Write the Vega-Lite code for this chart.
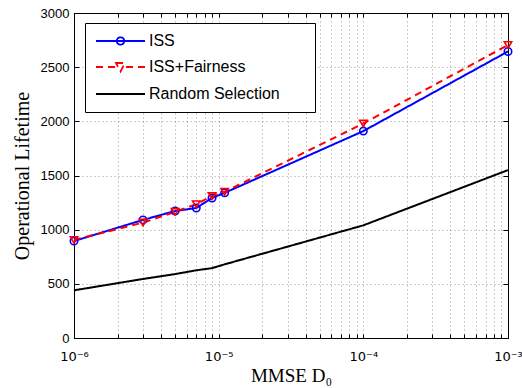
{
  "$schema": "https://vega.github.io/schema/vega-lite/v6.json",
  "width": 434,
  "height": 325,
  "autosize": "none",
  "padding": {"left": 74, "top": 13, "right": 14, "bottom": 50},
  "background": "white",
  "config": {
    "view": {"stroke": "black", "strokeWidth": 1},
    "axis": {
      "domainColor": "black",
      "tickColor": "black",
      "labelColor": "black",
      "labelFont": "Liberation Sans",
      "labelFontSize": 13,
      "titleColor": "black",
      "titleFont": "Liberation Serif",
      "titleFontSize": 19,
      "titleFontWeight": "normal",
      "gridColor": "#000000",
      "gridOpacity": 0.4,
      "gridDash": [1, 3],
      "gridWidth": 1
    }
  },
  "data": {
    "values": [
      {"x": 1e-6, "y": 895, "series": "ISS"},
      {"x": 3e-6, "y": 1090, "series": "ISS"},
      {"x": 5e-6, "y": 1172, "series": "ISS"},
      {"x": 7e-6, "y": 1200, "series": "ISS"},
      {"x": 9e-6, "y": 1292, "series": "ISS"},
      {"x": 1.1e-5, "y": 1340, "series": "ISS"},
      {"x": 1e-4, "y": 1910, "series": "ISS"},
      {"x": 1e-3, "y": 2645, "series": "ISS"},
      {"x": 1e-6, "y": 905, "series": "ISS+Fairness"},
      {"x": 3e-6, "y": 1065, "series": "ISS+Fairness"},
      {"x": 5e-6, "y": 1165, "series": "ISS+Fairness"},
      {"x": 7e-6, "y": 1235, "series": "ISS+Fairness"},
      {"x": 9e-6, "y": 1310, "series": "ISS+Fairness"},
      {"x": 1.1e-5, "y": 1350, "series": "ISS+Fairness"},
      {"x": 1e-4, "y": 1980, "series": "ISS+Fairness"},
      {"x": 1e-3, "y": 2705, "series": "ISS+Fairness"},
      {"x": 1e-6, "y": 440, "series": "Random Selection"},
      {"x": 3e-6, "y": 545, "series": "Random Selection"},
      {"x": 5e-6, "y": 590, "series": "Random Selection"},
      {"x": 7e-6, "y": 625, "series": "Random Selection"},
      {"x": 9e-6, "y": 645, "series": "Random Selection"},
      {"x": 1.1e-5, "y": 680, "series": "Random Selection"},
      {"x": 1e-4, "y": 1040, "series": "Random Selection"},
      {"x": 1e-3, "y": 1550, "series": "Random Selection"}
    ]
  },
  "resolve": {"axis": {"x": "independent", "y": "independent"}},
  "layer": [
    {
      "mark": {"type": "line", "strokeWidth": 2},
      "encoding": {
        "x": {
          "field": "x",
          "type": "quantitative",
          "scale": {"type": "log", "domain": [1e-6, 1e-3], "nice": false},
          "axis": {
            "orient": "bottom",
            "title": "MMSE D₀",
            "titlePadding": 3,
            "values": [1e-6, 2e-6, 3e-6, 4e-6, 5e-6, 6e-6, 7e-6, 8e-6, 9e-6, 1e-5, 2e-5, 3e-5, 4e-5, 5e-5, 6e-5, 7e-5, 8e-5, 9e-5, 1e-4, 2e-4, 3e-4, 4e-4, 5e-4, 6e-4, 7e-4, 8e-4, 9e-4, 1e-3],
            "labelExpr": "abs(log(datum.value)/LN10 - round(log(datum.value)/LN10)) < 1e-6 ? (round(log(datum.value)/LN10) == -6 ? '10⁻⁶' : round(log(datum.value)/LN10) == -5 ? '10⁻⁵' : round(log(datum.value)/LN10) == -4 ? '10⁻⁴' : '10⁻³') : ''",
            "labelFont": "DejaVu Sans",
            "labelFontSize": 13,
            "labelOverlap": false,
            "labelFlush": false,
            "labelPadding": 16,
            "tickSize": -4,
            "grid": true
          }
        },
        "y": {
          "field": "y",
          "type": "quantitative",
          "scale": {"domain": [0, 3000], "nice": false},
          "axis": {
            "orient": "left",
            "title": "Operational Lifetime",
            "titleFontSize": 20,
            "format": "d",
            "values": [0, 500, 1000, 1500, 2000, 2500, 3000],
            "tickSize": -5,
            "labelPadding": 10,
            "titlePadding": 8,
            "grid": true
          }
        },
        "color": {
          "field": "series",
          "type": "nominal",
          "scale": {"domain": ["ISS", "ISS+Fairness", "Random Selection"], "range": ["#0000ff", "#ff0000", "#000000"]},
          "legend": {
            "title": "MMM",
            "titleOrient": "right",
            "titleOpacity": 0,
            "titleFontSize": 10,
            "titlePadding": 0,
            "orient": "none",
            "legendX": 11,
            "legendY": 10,
            "fillColor": "white",
            "strokeColor": "black",
            "padding": 10,
            "labelFont": "Liberation Sans",
            "labelFontSize": 16,
            "labelColor": "black",
            "labelOffset": 38,
            "labelLimit": 400,
            "symbolSize": 196,
            "symbolStrokeWidth": 1.8,
            "rowPadding": 10,
            "encode": {
              "symbols": {
                "update": {
                  "shape": {"signal": "datum.value == 'ISS' ? 'M-1,0H6M3.03,0A0.53,0.53 0 1,1 1.97,0A0.53,0.53 0 1,1 3.03,0' : datum.value == 'ISS+Fairness' ? 'M-1,0H0M0.714,0H1.714M3.286,0H4.286M5,0H6M1.857,-0.57L3.143,-0.57L2.5,0.64Z' : 'M-1,0H6'"},
                  "fill": {"value": "transparent"},
                  "strokeDash": {"value": [1, 0]}
                }
              }
            }
          }
        },
        "strokeDash": {
          "field": "series",
          "type": "nominal",
          "scale": {"domain": ["ISS", "ISS+Fairness", "Random Selection"], "range": [[1, 0], [7, 5], [1, 0]]},
          "legend": null
        }
      }
    },
    {
      "transform": [{"filter": "datum.series != 'Random Selection'"}],
      "mark": {"type": "point", "filled": false, "strokeWidth": 1.6, "opacity": 1},
      "encoding": {
        "x": {
          "field": "x",
          "type": "quantitative",
          "axis": {
            "orient": "top",
            "title": null,
            "values": [1e-6, 2e-6, 3e-6, 4e-6, 5e-6, 6e-6, 7e-6, 8e-6, 9e-6, 1e-5, 2e-5, 3e-5, 4e-5, 5e-5, 6e-5, 7e-5, 8e-5, 9e-5, 1e-4, 2e-4, 3e-4, 4e-4, 5e-4, 6e-4, 7e-4, 8e-4, 9e-4, 1e-3],
            "labels": false,
            "domain": false,
            "grid": false,
            "tickSize": -4
          }
        },
        "y": {
          "field": "y",
          "type": "quantitative",
          "axis": {
            "orient": "right",
            "title": null,
            "values": [0, 500, 1000, 1500, 2000, 2500, 3000],
            "labels": false,
            "domain": false,
            "grid": false,
            "tickSize": -5
          }
        },
        "color": {"field": "series", "type": "nominal", "legend": null},
        "shape": {
          "field": "series",
          "type": "nominal",
          "scale": {"domain": ["ISS", "ISS+Fairness"], "range": ["circle", "triangle-down"]},
          "legend": null
        },
        "size": {"value": 55}
      }
    }
  ]
}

——

▸ DO THIS: Repeat the data exactly, without the pictures.

▸ ANSWER TO THE TASK:
Write the Vega-Lite code for this chart.
{
  "$schema": "https://vega.github.io/schema/vega-lite/v6.json",
  "width": 434,
  "height": 325,
  "autosize": "none",
  "padding": {"left": 74, "top": 13, "right": 14, "bottom": 50},
  "background": "white",
  "config": {
    "view": {"stroke": "black", "strokeWidth": 1},
    "axis": {
      "domainColor": "black",
      "tickColor": "black",
      "labelColor": "black",
      "labelFont": "Liberation Sans",
      "labelFontSize": 13,
      "titleColor": "black",
      "titleFont": "Liberation Serif",
      "titleFontSize": 19,
      "titleFontWeight": "normal",
      "gridColor": "#000000",
      "gridOpacity": 0.4,
      "gridDash": [1, 3],
      "gridWidth": 1
    }
  },
  "data": {
    "values": [
      {"x": 1e-6, "y": 895, "series": "ISS"},
      {"x": 3e-6, "y": 1090, "series": "ISS"},
      {"x": 5e-6, "y": 1172, "series": "ISS"},
      {"x": 7e-6, "y": 1200, "series": "ISS"},
      {"x": 9e-6, "y": 1292, "series": "ISS"},
      {"x": 1.1e-5, "y": 1340, "series": "ISS"},
      {"x": 1e-4, "y": 1910, "series": "ISS"},
      {"x": 1e-3, "y": 2645, "series": "ISS"},
      {"x": 1e-6, "y": 905, "series": "ISS+Fairness"},
      {"x": 3e-6, "y": 1065, "series": "ISS+Fairness"},
      {"x": 5e-6, "y": 1165, "series": "ISS+Fairness"},
      {"x": 7e-6, "y": 1235, "series": "ISS+Fairness"},
      {"x": 9e-6, "y": 1310, "series": "ISS+Fairness"},
      {"x": 1.1e-5, "y": 1350, "series": "ISS+Fairness"},
      {"x": 1e-4, "y": 1980, "series": "ISS+Fairness"},
      {"x": 1e-3, "y": 2705, "series": "ISS+Fairness"},
      {"x": 1e-6, "y": 440, "series": "Random Selection"},
      {"x": 3e-6, "y": 545, "series": "Random Selection"},
      {"x": 5e-6, "y": 590, "series": "Random Selection"},
      {"x": 7e-6, "y": 625, "series": "Random Selection"},
      {"x": 9e-6, "y": 645, "series": "Random Selection"},
      {"x": 1.1e-5, "y": 680, "series": "Random Selection"},
      {"x": 1e-4, "y": 1040, "series": "Random Selection"},
      {"x": 1e-3, "y": 1550, "series": "Random Selection"}
    ]
  },
  "resolve": {"axis": {"x": "independent", "y": "independent"}},
  "layer": [
    {
      "mark": {"type": "line", "strokeWidth": 2},
      "encoding": {
        "x": {
          "field": "x",
          "type": "quantitative",
          "scale": {"type": "log", "domain": [1e-6, 1e-3], "nice": false},
          "axis": {
            "orient": "bottom",
            "title": "MMSE D₀",
            "titlePadding": 3,
            "values": [1e-6, 2e-6, 3e-6, 4e-6, 5e-6, 6e-6, 7e-6, 8e-6, 9e-6, 1e-5, 2e-5, 3e-5, 4e-5, 5e-5, 6e-5, 7e-5, 8e-5, 9e-5, 1e-4, 2e-4, 3e-4, 4e-4, 5e-4, 6e-4, 7e-4, 8e-4, 9e-4, 1e-3],
            "labelExpr": "abs(log(datum.value)/LN10 - round(log(datum.value)/LN10)) < 1e-6 ? (round(log(datum.value)/LN10) == -6 ? '10⁻⁶' : round(log(datum.value)/LN10) == -5 ? '10⁻⁵' : round(log(datum.value)/LN10) == -4 ? '10⁻⁴' : '10⁻³') : ''",
            "labelFont": "DejaVu Sans",
            "labelFontSize": 13,
            "labelOverlap": false,
            "labelFlush": false,
            "labelPadding": 16,
            "tickSize": -4,
            "grid": true
          }
        },
        "y": {
          "field": "y",
          "type": "quantitative",
          "scale": {"domain": [0, 3000], "nice": false},
          "axis": {
            "orient": "left",
            "title": "Operational Lifetime",
            "titleFontSize": 20,
            "format": "d",
            "values": [0, 500, 1000, 1500, 2000, 2500, 3000],
            "tickSize": -5,
            "labelPadding": 10,
            "titlePadding": 8,
            "grid": true
          }
        },
        "color": {
          "field": "series",
          "type": "nominal",
          "scale": {"domain": ["ISS", "ISS+Fairness", "Random Selection"], "range": ["#0000ff", "#ff0000", "#000000"]},
          "legend": {
            "title": "MMM",
            "titleOrient": "right",
            "titleOpacity": 0,
            "titleFontSize": 10,
            "titlePadding": 0,
            "orient": "none",
            "legendX": 11,
            "legendY": 10,
            "fillColor": "white",
            "strokeColor": "black",
            "padding": 10,
            "labelFont": "Liberation Sans",
            "labelFontSize": 16,
            "labelColor": "black",
            "labelOffset": 38,
            "labelLimit": 400,
            "symbolSize": 196,
            "symbolStrokeWidth": 1.8,
            "rowPadding": 10,
            "encode": {
              "symbols": {
                "update": {
                  "shape": {"signal": "datum.value == 'ISS' ? 'M-1,0H6M3.03,0A0.53,0.53 0 1,1 1.97,0A0.53,0.53 0 1,1 3.03,0' : datum.value == 'ISS+Fairness' ? 'M-1,0H0M0.714,0H1.714M3.286,0H4.286M5,0H6M1.857,-0.57L3.143,-0.57L2.5,0.64Z' : 'M-1,0H6'"},
                  "fill": {"value": "transparent"},
                  "strokeDash": {"value": [1, 0]}
                }
              }
            }
          }
        },
        "strokeDash": {
          "field": "series",
          "type": "nominal",
          "scale": {"domain": ["ISS", "ISS+Fairness", "Random Selection"], "range": [[1, 0], [7, 5], [1, 0]]},
          "legend": null
        }
      }
    },
    {
      "transform": [{"filter": "datum.series != 'Random Selection'"}],
      "mark": {"type": "point", "filled": false, "strokeWidth": 1.6, "opacity": 1},
      "encoding": {
        "x": {
          "field": "x",
          "type": "quantitative",
          "axis": {
            "orient": "top",
            "title": null,
            "values": [1e-6, 2e-6, 3e-6, 4e-6, 5e-6, 6e-6, 7e-6, 8e-6, 9e-6, 1e-5, 2e-5, 3e-5, 4e-5, 5e-5, 6e-5, 7e-5, 8e-5, 9e-5, 1e-4, 2e-4, 3e-4, 4e-4, 5e-4, 6e-4, 7e-4, 8e-4, 9e-4, 1e-3],
            "labels": false,
            "domain": false,
            "grid": false,
            "tickSize": -4
          }
        },
        "y": {
          "field": "y",
          "type": "quantitative",
          "axis": {
            "orient": "right",
            "title": null,
            "values": [0, 500, 1000, 1500, 2000, 2500, 3000],
            "labels": false,
            "domain": false,
            "grid": false,
            "tickSize": -5
          }
        },
        "color": {"field": "series", "type": "nominal", "legend": null},
        "shape": {
          "field": "series",
          "type": "nominal",
          "scale": {"domain": ["ISS", "ISS+Fairness"], "range": ["circle", "triangle-down"]},
          "legend": null
        },
        "size": {"value": 55}
      }
    }
  ]
}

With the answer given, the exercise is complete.